U.S. Secretary of State Antony Blinken said Wednesday that he had ordered a full-scale review of the American withdrawal from Afghanistan in August as the U.S. ended its two-decade fight against terrorism there.
In a hastily arranged airlift, the U.S. and its allies evacuated more than 124,000 civilians, including Americans, Afghans and others, as the Taliban took swift control of the Kabul government while Afghan President Ashraf Ghani fled to exile in the United Arab Emirates.
But thousands of other Afghans linked to the U.S. occupation of their country were left behind as the evacuation ended, although some have managed to get out of the country in the last two months. During the evacuation from the Kabul airport, 13 American service members were killed in a bomb attack orchestrated by the Afghan offshoot of the Islamic State terrorist group.
Blinken, speaking at the Foreign Service Institute outside Washington to a group of lawmakers, diplomats and others, said, "I’ve ordered a series of internal reviews focused on our planning and execution for the evacuation and relocation effort in Afghanistan."
Blinken praised the State Department’s evacuation effort but said the agency needs to learn from it as well, in case the U.S. ever confronts a similar situation calling for a rapid withdrawal from a war zone.
"There are many things that now, looking back, we can and should ask: Could we have done things differently? Could we have taken that step differently? Should we have tried that idea first? Could we have gotten to that decision more quickly?" Blinken said.

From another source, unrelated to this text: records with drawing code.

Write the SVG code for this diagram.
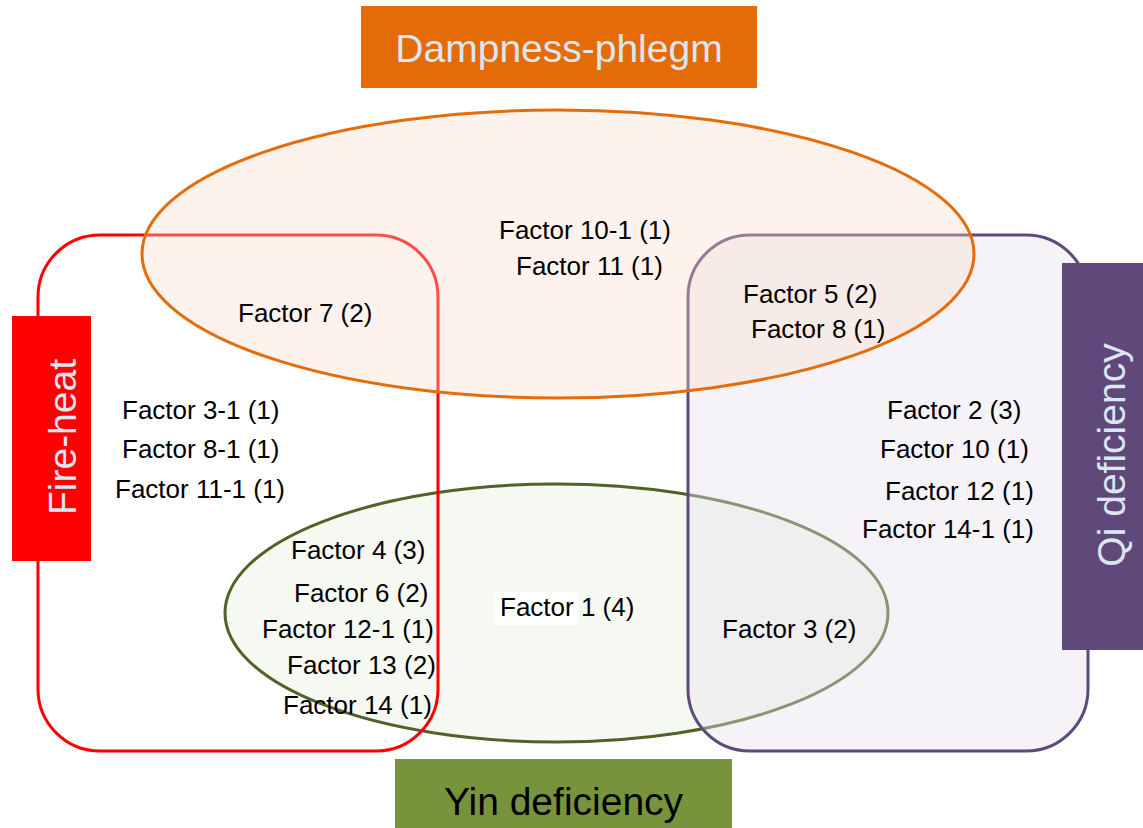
<svg xmlns="http://www.w3.org/2000/svg" width="1143" height="828" viewBox="0 0 1143 828">
<style>
.f{font-family:"Liberation Sans",Arial,sans-serif;font-size:26px;fill:#000}
.lbl{font-family:"Liberation Sans",Arial,sans-serif;font-size:39px}
.light{fill:#dce6f2}
</style>
<rect width="1143" height="828" fill="#fff"/>
<g id="yin-set">
<ellipse cx="556.5" cy="613" rx="331.5" ry="129" fill="#f6f9f1" stroke="#4f6228" stroke-width="3"/>
</g>
<g id="fire-set">
<rect x="38" y="235" width="400" height="516" rx="62" ry="62" fill="none" stroke="#ff0000" stroke-width="3"/>
</g>
<g id="qi-set">
<rect x="688" y="235" width="400" height="516" rx="62" ry="62" fill="#e6e2ee" fill-opacity="0.4" stroke="#5f497a" stroke-width="3"/>
</g>
<g id="damp-set">
<ellipse cx="558" cy="254" rx="416" ry="144" fill="#f9dec8" fill-opacity="0.35" stroke="#e46c0a" stroke-width="3"/>
</g>
<g id="connectors"/>
<g id="damp-label">
<rect x="361" y="6" width="396" height="82" fill="#e36c09"/>
<text class="lbl light" x="559" y="62" text-anchor="middle">Dampness-phlegm</text>
</g>
<g id="fire-label">
<rect x="12" y="316" width="79" height="245" fill="#ff0000"/>
<text class="lbl light" font-size="38" text-anchor="middle" transform="translate(76,437) rotate(-90)">Fire-heat</text>
</g>
<g id="qi-label">
<rect x="1062" y="263" width="81" height="387" fill="#5f497a"/>
<text class="lbl light" text-anchor="middle" transform="translate(1125,455) rotate(-90)">Qi deficiency</text>
</g>
<g id="yin-label">
<rect x="395" y="759" width="337" height="69" fill="#77933c"/>
<text class="lbl" fill="#000" x="563.5" y="815" text-anchor="middle">Yin deficiency</text>
</g>
<g id="factors">
<text class="f" x="499" y="239">Factor 10-1 (1)</text>
<text class="f" x="516" y="275">Factor 11 (1)</text>
<text class="f" x="238" y="322">Factor 7 (2)</text>
<text class="f" x="743" y="303">Factor 5 (2)</text>
<text class="f" x="751" y="338">Factor 8 (1)</text>
<text class="f" x="122" y="419">Factor 3-1 (1)</text>
<text class="f" x="122" y="458">Factor 8-1 (1)</text>
<text class="f" x="115" y="498">Factor 11-1 (1)</text>
<text class="f" x="291" y="559">Factor 4 (3)</text>
<text class="f" x="294" y="602">Factor 6 (2)</text>
<text class="f" x="262" y="638">Factor 12-1 (1)</text>
<text class="f" x="287" y="674">Factor 13 (2)</text>
<text class="f" x="283" y="714">Factor 14 (1)</text>
<rect x="494" y="592" width="84" height="33" fill="#fff"/>
<text class="f" x="500" y="616">Factor 1 (4)</text>
<text class="f" x="722" y="638">Factor 3 (2)</text>
<text class="f" x="887" y="419">Factor 2 (3)</text>
<text class="f" x="880" y="458">Factor 10 (1)</text>
<text class="f" x="885" y="500">Factor 12 (1)</text>
<text class="f" x="862" y="538">Factor 14-1 (1)</text>
</g>
</svg>
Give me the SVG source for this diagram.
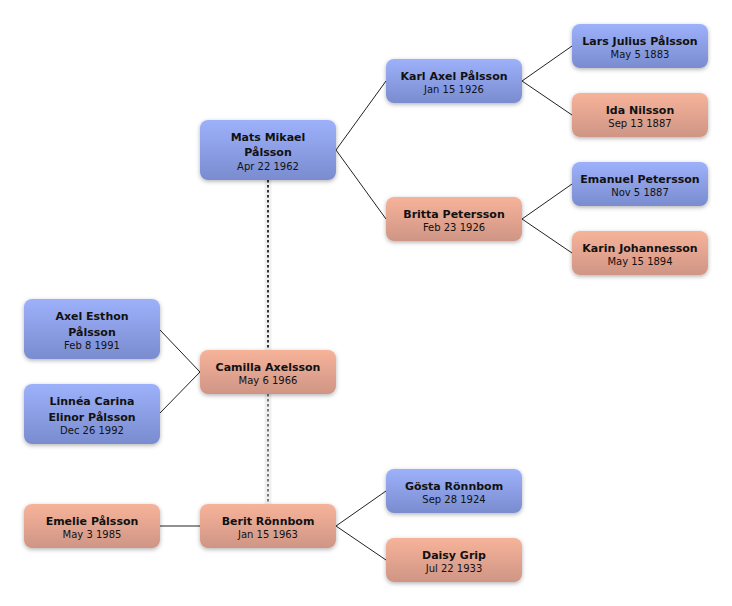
<svg xmlns="http://www.w3.org/2000/svg" width="732" height="606" viewBox="0 0 732 606">
<defs>
<linearGradient id="gBlue" x1="0" y1="0" x2="0" y2="1">
<stop offset="0" stop-color="#9db1fb"/>
<stop offset="1" stop-color="#7a8ccf"/>
</linearGradient>
<linearGradient id="gPink" x1="0" y1="0" x2="0" y2="1">
<stop offset="0" stop-color="#f7b39a"/>
<stop offset="1" stop-color="#cf9585"/>
</linearGradient>
<filter id="sh" x="-20%" y="-30%" width="140%" height="170%">
<feDropShadow dx="0" dy="1.5" stdDeviation="2" flood-color="#000" flood-opacity="0.3"/>
</filter>
</defs>
<style>
.m rect{fill:url(#gBlue);filter:url(#sh)}
.f rect{fill:url(#gPink);filter:url(#sh)}
text{font-family:"DejaVu Sans","Verdana",sans-serif;text-anchor:middle;fill:#111}
.n{font-weight:bold;font-size:11px}
.d{font-size:10px}
.ln{stroke:#222;stroke-width:1;fill:none}
.halo{stroke:#000;stroke-opacity:0.06;stroke-width:7;fill:none}
.dot{stroke-width:2;stroke-dasharray:2.5 2.5;fill:none}
</style>
<rect width="732" height="606" fill="#fff"/>
<g id="connectors">
<path class="halo" d="M268 180V504"/>
<path class="dot" d="M268 180V350" stroke="#333"/>
<path class="dot" d="M268 394V504" stroke="#777"/>
<path class="ln" d="M386 81L336 150L386 219"/>
<path class="ln" d="M572 46L522 81L572 115"/>
<path class="ln" d="M572 184L522 219L572 253"/>
<path class="ln" d="M160 330L200 372L160 413"/>
<path class="ln" d="M160 526H200"/>
<path class="ln" d="M386 491L336 526L386 560"/>
</g>
<g id="mats" class="m"><rect x="200" y="120" width="136" height="60" rx="8"/><text class="n" x="268" y="141">Mats Mikael</text><text class="n" x="268" y="156">Pålsson</text><text class="d" x="268" y="169.5">Apr 22 1962</text></g>
<g id="karl" class="m"><rect x="386" y="59" width="136" height="44" rx="8"/><text class="n" x="454" y="80">Karl Axel Pålsson</text><text class="d" x="454" y="92.5">Jan 15 1926</text></g>
<g id="britta" class="f"><rect x="386" y="197" width="136" height="44" rx="8"/><text class="n" x="454" y="218">Britta Petersson</text><text class="d" x="454" y="230.5">Feb 23 1926</text></g>
<g id="lars" class="m"><rect x="572" y="24" width="136" height="44" rx="8"/><text class="n" x="640" y="45">Lars Julius Pålsson</text><text class="d" x="640" y="57.5">May 5 1883</text></g>
<g id="ida" class="f"><rect x="572" y="93" width="136" height="44" rx="8"/><text class="n" x="640" y="114">Ida Nilsson</text><text class="d" x="640" y="126.5">Sep 13 1887</text></g>
<g id="emanuel" class="m"><rect x="572" y="162" width="136" height="44" rx="8"/><text class="n" x="640" y="183">Emanuel Petersson</text><text class="d" x="640" y="195.5">Nov 5 1887</text></g>
<g id="karin" class="f"><rect x="572" y="231" width="136" height="44" rx="8"/><text class="n" x="640" y="252">Karin Johannesson</text><text class="d" x="640" y="264.5">May 15 1894</text></g>
<g id="axel" class="m"><rect x="24" y="299" width="136" height="60" rx="8"/><text class="n" x="92" y="320">Axel Esthon</text><text class="n" x="92" y="336">Pålsson</text><text class="d" x="92" y="348.5">Feb 8 1991</text></g>
<g id="linnea" class="m"><rect x="24" y="384" width="136" height="60" rx="8"/><text class="n" x="92" y="405">Linnéa Carina</text><text class="n" x="92" y="421">Elinor Pålsson</text><text class="d" x="92" y="433.5">Dec 26 1992</text></g>
<g id="camilla" class="f"><rect x="200" y="350" width="136" height="44" rx="8"/><text class="n" x="268" y="371">Camilla Axelsson</text><text class="d" x="268" y="383.5">May 6 1966</text></g>
<g id="emelie" class="f"><rect x="24" y="504" width="136" height="44" rx="8"/><text class="n" x="92" y="525">Emelie Pålsson</text><text class="d" x="92" y="537.5">May 3 1985</text></g>
<g id="berit" class="f"><rect x="200" y="504" width="136" height="44" rx="8"/><text class="n" x="268" y="525">Berit Rönnbom</text><text class="d" x="268" y="537.5">Jan 15 1963</text></g>
<g id="gosta" class="m"><rect x="386" y="469" width="136" height="44" rx="8"/><text class="n" x="454" y="490">Gösta Rönnbom</text><text class="d" x="454" y="502.5">Sep 28 1924</text></g>
<g id="daisy" class="f"><rect x="386" y="538" width="136" height="44" rx="8"/><text class="n" x="454" y="559">Daisy Grip</text><text class="d" x="454" y="571.5">Jul 22 1933</text></g>
</svg>
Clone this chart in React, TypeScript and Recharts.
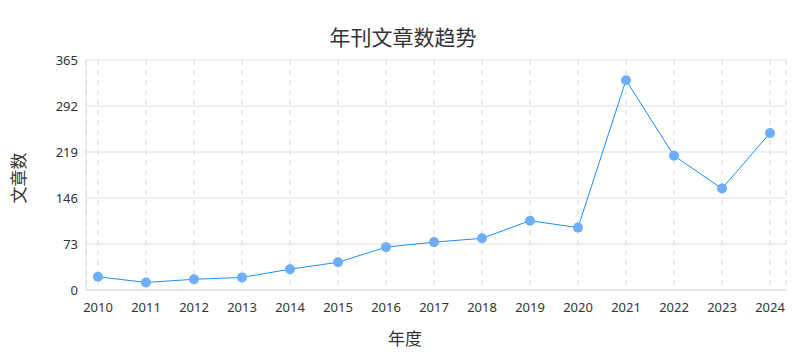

The top U.S. diplomat did not spell out details of the review. But he said, “We owe it to ourselves, to our Afghan friends and partners, and to the future State Department employees who might find themselves facing a similar challenge one day to capture all that we learned, to study it, to apply it, to preserve it in a way that it enhances our future planning and helps us prepare better for future contingencies."
U.S. news outlets reported last week that the State Department's inspector general would review the end of diplomatic operations in Afghanistan, while also looking into the Special Immigrant Visa program, which allowed Afghans to be admitted to the U.S. as refugees, and their resettlement in the United States.